In another study, one of the anti-fungal microbes was identified as Janthinobacterium lividum. To test its effectiveness against chytrid fungus, three groups of frogs were treated with solutions containing either chytrid fungus, J. lividum, or both the fungus and anti-fungal microbe. The frogs treated with J. lividum survived exposure to the fungus. Researchers found that the microbe makes a secondary metabolite called violacein that is the source of its anti-fungal properties.

==Conservation status and efforts==
The frog is an endangered species under the US Endangered Species Act. It is separated into two distinct population segments (DPS): a northern DPS, listed endangered since 2014, and a southern DPS that was listed endangered in 2002. The two DPS are separated by the Tehachapi Mountains, and occupy unique habitats: the northern DPS lives in lakes or slow-moving water bodies at alpine and subalpine elevations in the Sierra Nevada, while the southern DPS lives in faster flowing and warmer waters of the chaparral, although it may also occur at higher elevations in the Transverse Range. In addition, the DPS show genetic divergence, likely reflecting ancient reproductive isolation.
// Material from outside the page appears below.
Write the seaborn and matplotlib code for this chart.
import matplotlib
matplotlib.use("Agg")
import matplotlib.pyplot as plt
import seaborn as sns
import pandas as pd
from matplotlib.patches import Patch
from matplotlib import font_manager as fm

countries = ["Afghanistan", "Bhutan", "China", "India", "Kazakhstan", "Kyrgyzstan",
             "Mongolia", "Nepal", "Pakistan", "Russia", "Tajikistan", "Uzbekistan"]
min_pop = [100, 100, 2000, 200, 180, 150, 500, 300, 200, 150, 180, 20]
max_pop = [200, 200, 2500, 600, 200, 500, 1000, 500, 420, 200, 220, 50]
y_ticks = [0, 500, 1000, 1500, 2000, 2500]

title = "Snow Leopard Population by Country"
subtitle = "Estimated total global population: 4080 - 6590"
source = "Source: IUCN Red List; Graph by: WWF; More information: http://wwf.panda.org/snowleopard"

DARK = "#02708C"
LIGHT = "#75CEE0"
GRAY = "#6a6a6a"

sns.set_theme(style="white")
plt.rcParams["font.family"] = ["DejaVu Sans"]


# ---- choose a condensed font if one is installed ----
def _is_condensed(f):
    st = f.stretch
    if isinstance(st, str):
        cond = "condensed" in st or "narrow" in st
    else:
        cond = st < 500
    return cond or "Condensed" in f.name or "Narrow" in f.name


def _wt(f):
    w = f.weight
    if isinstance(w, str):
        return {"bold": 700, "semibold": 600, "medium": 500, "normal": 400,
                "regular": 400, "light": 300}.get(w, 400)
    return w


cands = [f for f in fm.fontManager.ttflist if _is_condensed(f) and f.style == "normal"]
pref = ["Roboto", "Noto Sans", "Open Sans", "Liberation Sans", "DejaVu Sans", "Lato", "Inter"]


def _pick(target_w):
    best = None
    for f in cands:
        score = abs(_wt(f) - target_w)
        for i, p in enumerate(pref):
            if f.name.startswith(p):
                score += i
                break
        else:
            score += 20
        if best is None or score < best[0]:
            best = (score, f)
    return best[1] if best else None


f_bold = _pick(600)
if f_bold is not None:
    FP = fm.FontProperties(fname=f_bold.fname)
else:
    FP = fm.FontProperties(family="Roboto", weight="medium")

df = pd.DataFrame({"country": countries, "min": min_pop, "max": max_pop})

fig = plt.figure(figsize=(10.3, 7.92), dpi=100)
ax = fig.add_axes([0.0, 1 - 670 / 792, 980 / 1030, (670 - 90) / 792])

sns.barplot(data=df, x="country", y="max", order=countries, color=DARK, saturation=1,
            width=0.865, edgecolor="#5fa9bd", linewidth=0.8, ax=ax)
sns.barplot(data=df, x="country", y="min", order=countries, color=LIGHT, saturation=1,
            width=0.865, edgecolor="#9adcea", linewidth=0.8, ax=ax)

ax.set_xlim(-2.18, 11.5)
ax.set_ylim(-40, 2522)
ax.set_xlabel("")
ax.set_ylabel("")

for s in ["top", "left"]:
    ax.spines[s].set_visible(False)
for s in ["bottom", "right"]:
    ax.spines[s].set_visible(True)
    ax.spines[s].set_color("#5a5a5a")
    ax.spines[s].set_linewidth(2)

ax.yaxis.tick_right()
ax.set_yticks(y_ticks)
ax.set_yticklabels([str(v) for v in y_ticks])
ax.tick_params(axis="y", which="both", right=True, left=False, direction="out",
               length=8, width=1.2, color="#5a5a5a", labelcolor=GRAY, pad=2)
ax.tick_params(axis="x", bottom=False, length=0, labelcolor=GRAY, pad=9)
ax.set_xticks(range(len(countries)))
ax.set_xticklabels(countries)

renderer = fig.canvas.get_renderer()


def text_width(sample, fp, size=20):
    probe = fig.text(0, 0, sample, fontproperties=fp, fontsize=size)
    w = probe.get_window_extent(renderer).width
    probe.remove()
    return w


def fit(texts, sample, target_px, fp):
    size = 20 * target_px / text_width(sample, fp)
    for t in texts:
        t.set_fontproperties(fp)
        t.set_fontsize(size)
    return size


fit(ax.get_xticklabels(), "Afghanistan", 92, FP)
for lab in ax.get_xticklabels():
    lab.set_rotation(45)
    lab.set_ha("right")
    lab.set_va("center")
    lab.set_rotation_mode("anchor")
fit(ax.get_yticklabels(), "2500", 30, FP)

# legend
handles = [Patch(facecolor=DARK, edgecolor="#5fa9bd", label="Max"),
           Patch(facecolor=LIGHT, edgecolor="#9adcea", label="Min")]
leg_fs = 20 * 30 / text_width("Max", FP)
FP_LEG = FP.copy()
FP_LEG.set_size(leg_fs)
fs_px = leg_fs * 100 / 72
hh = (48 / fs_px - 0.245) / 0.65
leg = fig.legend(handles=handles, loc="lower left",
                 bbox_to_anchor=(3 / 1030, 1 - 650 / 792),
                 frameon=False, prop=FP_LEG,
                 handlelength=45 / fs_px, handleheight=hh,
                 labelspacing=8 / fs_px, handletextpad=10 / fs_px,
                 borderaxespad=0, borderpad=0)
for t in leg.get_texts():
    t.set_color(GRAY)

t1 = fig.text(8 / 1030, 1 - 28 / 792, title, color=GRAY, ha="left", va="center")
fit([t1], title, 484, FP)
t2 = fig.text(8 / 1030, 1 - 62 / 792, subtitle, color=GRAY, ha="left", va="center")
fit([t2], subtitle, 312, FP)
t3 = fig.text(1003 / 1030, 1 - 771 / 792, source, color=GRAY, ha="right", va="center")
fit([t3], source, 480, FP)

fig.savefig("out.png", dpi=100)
The International Union for Conservation of Nature has also listed the mountain yellow-legged frog as endangered. Its NatureServe conservation status is "critically imperiled".

The first successful captive breeding of the frog occurred in 2009 when three tadpoles were reared at the San Diego Zoo. Conservation workers at the zoo plan to release any more surviving captive-bred frogs in the San Jacinto Mountains, part of their native range.

In 2015 frogs and tadpoles of the species were reintroduced to Fuller Mill Creek in the San Bernardino Mountains and San Bernardino National Forest. They were bred and raised the Arnold and Mabel Beckman Center for Conservation Research in Escondido, one of the organizations that have partnered with the San Diego Zoo Institute for Conservation Research (ICR) to save the species from extinction. The Los Angeles Zoo is also a coalition partner and is raising two groups of wild collected tadpoles from two localities in the San Gabriel Mountains where they are released when ready.

In 2015, the Oakland Zoo began a rehabilitation project of the frog in order to fuel efforts to save the species. Every year, a group of tadpoles are taken from native lakes throughout California and brought to the zoo. There, the tadpoles are grown to juvenile frogs, while also undergoing an inoculation process to render them immune to the chytridiomycosis fungus disease. Once ready, the now chytrid immune juvenile frogs are released back into the lakes they were found. In 2016, the Oakland Zoo released 53 specimens into various lakes in Sequoia and Kings Canyon National Parks. The program is set to release 130 inoculated individuals into lakes in Sequoia and Kings Canyon National Parks and Inyo National Forest in 2017.

In 2021, the Aquarium of the Pacific partnered with government organizations like the California Department of Fish and Wildlife to create a facility for taking care of mountain yellow-legged frogs. This was in response to recent wildfires which harmed their habitats. Following the wildfires, wildlife agencies found and moved these frogs into places like the facility established by the Aquarium of the Pacific. These efforts help the species recover from natural disasters and prevent extinction.